In an interview with NBC Sports, Messi praised the unique aura of the World Cup and expressed a strong desire to be part of it again. He also stressed that participation cannot be taken for granted. He wants to arrive in a condition that allows him to contribute in a meaningful way, not simply occupy a place in the squad. For Messi, fitness is non negotiable. He intends to evaluate his readiness day by day once preseason with Inter Miami begins next year, using that period as a barometer for whether he can compete at one hundred percent intensity over the long haul.

That stance reflects the way Argentina’s staff have managed him since Qatar. Lionel Scaloni has built a structure that protects Messi’s workload while keeping him central to chance creation and set pieces. Ángel Di María’s international retirement has already changed Argentina’s attack. Julián Álvarez, Lautaro Martínez and others provide energy and pressing volume, while midfielders like Rodrigo De Paul and Enzo Fernández shoulder the heavy running. Within that collective, Messi is still the reference point in tight spaces and in moments that require vision. The recent international window showcased precisely that pattern. He did not have to sprint end to end. He dictated rhythm, selected passes, drifted between the lines, and accelerated only when the play called for it.

The club context matters.

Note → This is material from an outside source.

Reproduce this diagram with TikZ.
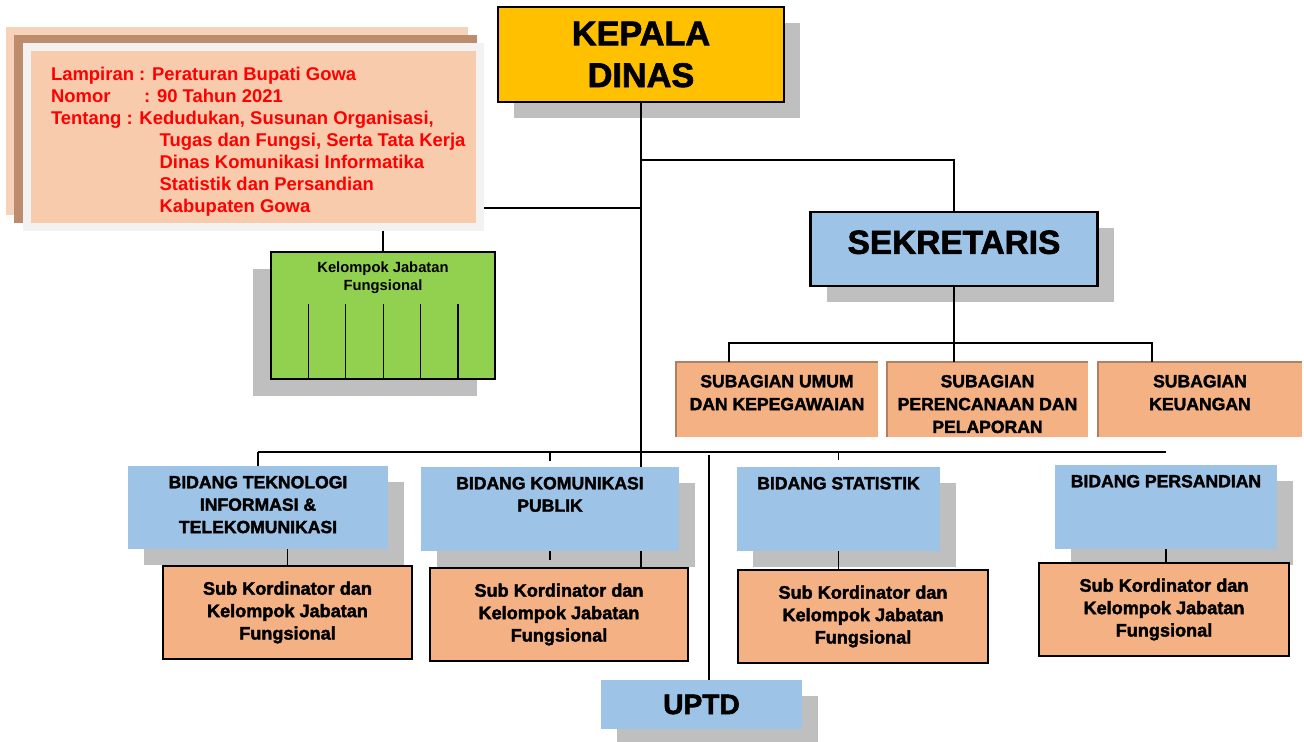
\documentclass[tikz,border=0pt]{standalone}
\usepackage{fontspec}
\setmainfont{Liberation Sans}
\newfontfamily\heavyfont{Liberation Sans}[BoldFeatures={FakeBold=2}]
\usepackage{xcolor}
\usetikzlibrary{positioning, shadows}
\definecolor{kepalaYellow}{HTML}{FFC000}
\definecolor{unitBlue}{HTML}{9DC3E6}
\definecolor{unitPeach}{HTML}{F4B183}
\definecolor{subEdge}{HTML}{B08060}
\definecolor{jfGreen}{HTML}{92D050}
\definecolor{shadowGray}{HTML}{BFBFBF}
\definecolor{lampPeach}{HTML}{F8CBAD}
\definecolor{lampLight}{HTML}{F6D2BA}
\definecolor{lampDark}{HTML}{BC8C6C}
\definecolor{frameGray}{HTML}{F2F2F2}

\begin{document}
\begin{tikzpicture}
  [line width=0.7pt,
   every node/.style={inner sep=0pt, outer sep=0pt},
   grayshadow/.style={drop shadow={shadow xshift=0.32cm, shadow yshift=-0.32cm, fill=shadowGray, opacity=1}},
   kepalabox/.style={draw, line width=1.2pt, fill=kepalaYellow, grayshadow, align=center,
     font=\heavyfont\bfseries\fontsize{19.5}{23.8}\selectfont},
   sekbox/.style={draw, line width=1.2pt, fill=unitBlue, grayshadow},
   bidbox/.style={fill=unitBlue, grayshadow},
   subbox/.style={fill=unitPeach, minimum height=1.5cm},
   subedge/.style={draw=subEdge, line width=1pt},
   kordbox/.style={draw, line width=1.2pt, fill=unitPeach, minimum height=1.86cm, align=center,
     font=\heavyfont\bfseries\fontsize{10.3}{12.75}\selectfont},
   uptdbox/.style={fill=unitBlue, grayshadow, font=\heavyfont\bfseries\fontsize{16}{19}\selectfont},
   jfbox/.style={draw, line width=1.5pt, fill=jfGreen,
     drop shadow={shadow xshift=-0.36cm, shadow yshift=-0.34cm, fill=shadowGray, opacity=1}},
   unitlbl/.style={align=center, font=\heavyfont\bfseries\fontsize{10}{12.75}\selectfont},
   sublbl/.style={align=center, font=\heavyfont\bfseries\fontsize{10}{13}\selectfont},
   jflbl/.style={align=center, font=\bfseries\fontsize{8.4}{10.2}\selectfont},
   lamptext/.style={align=left, text=red, font=\bfseries\fontsize{10.5}{12.5}\selectfont}]
  \useasboundingbox (0,0) rectangle (26.08,-14.84);

  % lampiran note
  \fill[lampLight] (0.12,-0.54) rectangle (9.36,-4.30);
  \fill[lampDark] (0.28,-0.70) rectangle (9.54,-4.46);
  \node (lampiran) [fill=frameGray, minimum width=9.22cm, minimum height=3.76cm] at (5.07,-2.74) {};
  \fill[lampPeach] ([shift={(0.16,-0.16)}]lampiran.north west) rectangle ([shift={(-0.16,0.16)}]lampiran.south east);
  \node (lampTxt) [lamptext, anchor=north west] at (1.02,-1.34)
    {Lampiran : Peraturan Bupati Gowa\\
     \makebox[53pt][l]{Nomor}: 90 Tahun 2021\\
     Tentang : Kedudukan, Susunan Organisasi,\\
     \hspace*{61.8pt}Tugas dan Fungsi, Serta Tata Kerja\\
     \hspace*{61.8pt}Dinas Komunikasi Informatika\\
     \hspace*{61.8pt}Statistik dan Persandian\\
     \hspace*{61.8pt}Kabupaten Gowa};

  % top
  \node (kepala) [kepalabox, minimum width=5.72cm, minimum height=1.9cm] at (12.82,-1.09) {KEPALA\\DINAS};
  \node (sek) [sekbox, minimum width=5.74cm, minimum height=1.48cm] at (19.08,-4.98) {};
  \node (sekLbl) [below=0.37cm of sek.north, font=\heavyfont\bfseries\fontsize{19}{22}\selectfont] {SEKRETARIS};

  % kelompok jabatan fungsional
  \node (kjf) [jfbox, minimum width=4.48cm, minimum height=2.54cm] at (7.66,-6.31) {};
  \node (kjfLbl) [jflbl, below=0.2cm of kjf.north] {Kelompok Jabatan\\Fungsional};
  \foreach \i in {1,...,5}
    \draw ([xshift=\i*0.748cm]kjf.south west) -- ++(0,1.5);

  % subagian
  \node (su1) [subbox, minimum width=4.04cm] at (15.54,-7.99) {};
  \node (su2) [subbox, minimum width=4.02cm] at (19.75,-7.99) {};
  \node (su3) [subbox, minimum width=4.08cm] at (24.0,-7.99) {};
  \foreach \s in {su1,su2,su3}
    \draw[subedge] (\s.south west) |- (\s.north east);
  \node (su1Lbl) [sublbl, below=0.26cm of su1.north] {SUBAGIAN UMUM\\DAN KEPEGAWAIAN};
  \node (su2Lbl) [sublbl, below=0.26cm of su2.north] {SUBAGIAN\\PERENCANAAN DAN\\PELAPORAN};
  \node (su3Lbl) [sublbl, below=0.26cm of su3.north] {SUBAGIAN\\KEUANGAN};

  % bidang
  \node (bTI) [bidbox, minimum width=5.2cm, minimum height=1.66cm] at (5.16,-10.15) {};
  \node (bKom) [bidbox, minimum width=5.16cm, minimum height=1.68cm] at (11.0,-10.18) {};
  \node (bStat) [bidbox, minimum width=4.06cm, minimum height=1.68cm] at (16.77,-10.18) {};
  \node (bPers) [bidbox, minimum width=4.44cm, minimum height=1.68cm] at (23.32,-10.14) {};
  \node (bTILbl) [unitlbl, below=0.2cm of bTI.north] {BIDANG TEKNOLOGI\\INFORMASI \&\\TELEKOMUNIKASI};
  \node (bKomLbl) [unitlbl, below=0.2cm of bKom.north] {BIDANG KOMUNIKASI\\PUBLIK};
  \node (bStatLbl) [unitlbl, below=0.2cm of bStat.north] {BIDANG STATISTIK};
  \node (bPersLbl) [unitlbl, below=0.2cm of bPers.north] {BIDANG PERSANDIAN};

  % sub kordinator
  \node (sTI) [kordbox, minimum width=4.98cm] at (5.75,-12.25) {Sub Kordinator dan\\Kelompok Jabatan\\Fungsional};
  \node (sKom) [kordbox, minimum width=5.16cm] at (11.18,-12.29) {Sub Kordinator dan\\Kelompok Jabatan\\Fungsional};
  \node (sStat) [kordbox, minimum width=5.0cm] at (17.26,-12.33) {Sub Kordinator dan\\Kelompok Jabatan\\Fungsional};
  \node (sPers) [kordbox, minimum width=5.0cm] at (23.28,-12.19) {Sub Kordinator dan\\Kelompok Jabatan\\Fungsional};

  \node (uptd) [uptdbox, minimum width=4.02cm, minimum height=0.98cm] at (14.03,-14.09) {UPTD};

  % connectors
  \coordinate (jSek) at (12.82,-3.2);
  \coordinate (jLamp) at (12.82,-4.16);
  \coordinate (jBid) at (12.82,-9.04);
  \draw (kepala.south) -- (kepala.south |- bKom.north);
  \draw (kepala.south |- bKom.south) -- (kepala.south |- sKom.north);
  \draw (jSek) -| (sek.north);
  \draw (jLamp) -- (jLamp -| lampiran.east);
  \draw (lampiran.south -| kjf.north) -- (kjf.north);
  \draw (sek.south) -- (sek.south |- su2.north);
  \draw ([xshift=-0.96cm]su1.north) |- ([yshift=0.38cm]su2.north) -| ([xshift=-0.96cm]su3.north);
  \draw (bTI.north |- jBid) -- (bPers.north |- jBid);
  \draw (bTI.north |- jBid) -- (bTI.north);
  \draw (bKom.north |- jBid) -- ++(0,-0.18);
  \draw (bStat.north |- jBid) -- ++(0,-0.16);
  \draw ([xshift=0.15cm,yshift=-0.06cm]uptd.north |- jBid) -- ([xshift=0.15cm]uptd.north);
  \draw (sTI.north) -- (sTI.north |- bTI.south);
  \draw (bKom.south) -- ++(0,-0.18);
  \draw (bStat.south) -- (bStat.south |- sStat.north);
  \draw (bPers.south) -- (bPers.south |- sPers.north);
\end{tikzpicture}
\end{document}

Major League Soccer’s calendar, travel demands and summer heat can be demanding, especially for a creative player who is often targeted physically. Inter Miami will look to balance league fixtures, domestic cup ties and continental commitments with careful minutes management. The preseason period he mentioned will be the first real checkpoint. How he handles consecutive training days, how quickly he recovers between friendlies, and whether he can string together ninety minute performances will tell him more than any single match.

There is also the reality of what the 2026 tournament represents. The World Cup will expand to 48 teams and be staged across the United States, Canada and Mexico. That format extends the number of potential matches for contenders, and the travel could be significant depending on group and knockout placements. For an Argentina team that expects to go deep, optimizing recovery windows will be critical. Messi’s message is clear. If he is in, it will be because he believes he can shoulder those demands while remaining a difference maker.

Form is not the issue. Messi’s numbers for Inter Miami confirm that his decision making speed and finishing precision remain elite. The question is durability across a season that ramps into a summer tournament. Argentina’s staff can mitigate that with rotation in certain qualifiers and friendlies, and by using him in targeted bursts when match state allows. The squad is deeper than it was four years ago. Álvarez and Lautaro can both start, Nicolás González and others can stretch the pitch, and the fullbacks can provide width to spare Messi from repeated high intensity sprints to the corners. When the match cries out for a final pass or a shot from the edge of the box, he still provides that moment.

Psychology also plays a part. Having won the last World Cup, Messi does not need to prove anything. What he wants is to compete with the national team at a level that honors that legacy. That is why he speaks about being truly fit and truly useful. It is a standard set by the player himself, not a public pressure point. The pride of defending a title remains a strong pull. So does the bond with the dressing room and with supporters who have followed every step since his early days in the Albiceleste shirt.

From Argentina’s perspective, a fully fit Messi instantly elevates their ceiling. He can unlock compact blocks that often appear in tournament football, and he changes the way opponents plan pressing traps and defensive lines. Even when he is not touching the ball, his gravity creates passing lanes for teammates. From set pieces he is still a weapon, and his chemistry with De Paul and the forwards has only grown.

There is a pragmatic path forward. If fitness and workload management progress as hoped, he enters 2026 as a focal playmaker who chooses his pressing moments and concentrates his sprints in the final third. If there are setbacks, Argentina can still keep him in the squad as a selectively used starter or a high impact option off the bench, maximizing quality minutes rather than total minutes. His leadership and calm in knockout situations have value on their own.

For now, the headline is simple. Messi wants to be at the World Cup. He is not stamping that in ink until his body confirms it through daily work in preseason and beyond. The national team will plan with flexibility, and Inter Miami will continue to balance his schedule with an eye on long term health. As long as the productivity remains high and recovery markers look good, expectation will naturally build. The player himself has set the right tone. Desire is strong, standards are higher still, and the final decision will follow performance and fitness, not sentiment.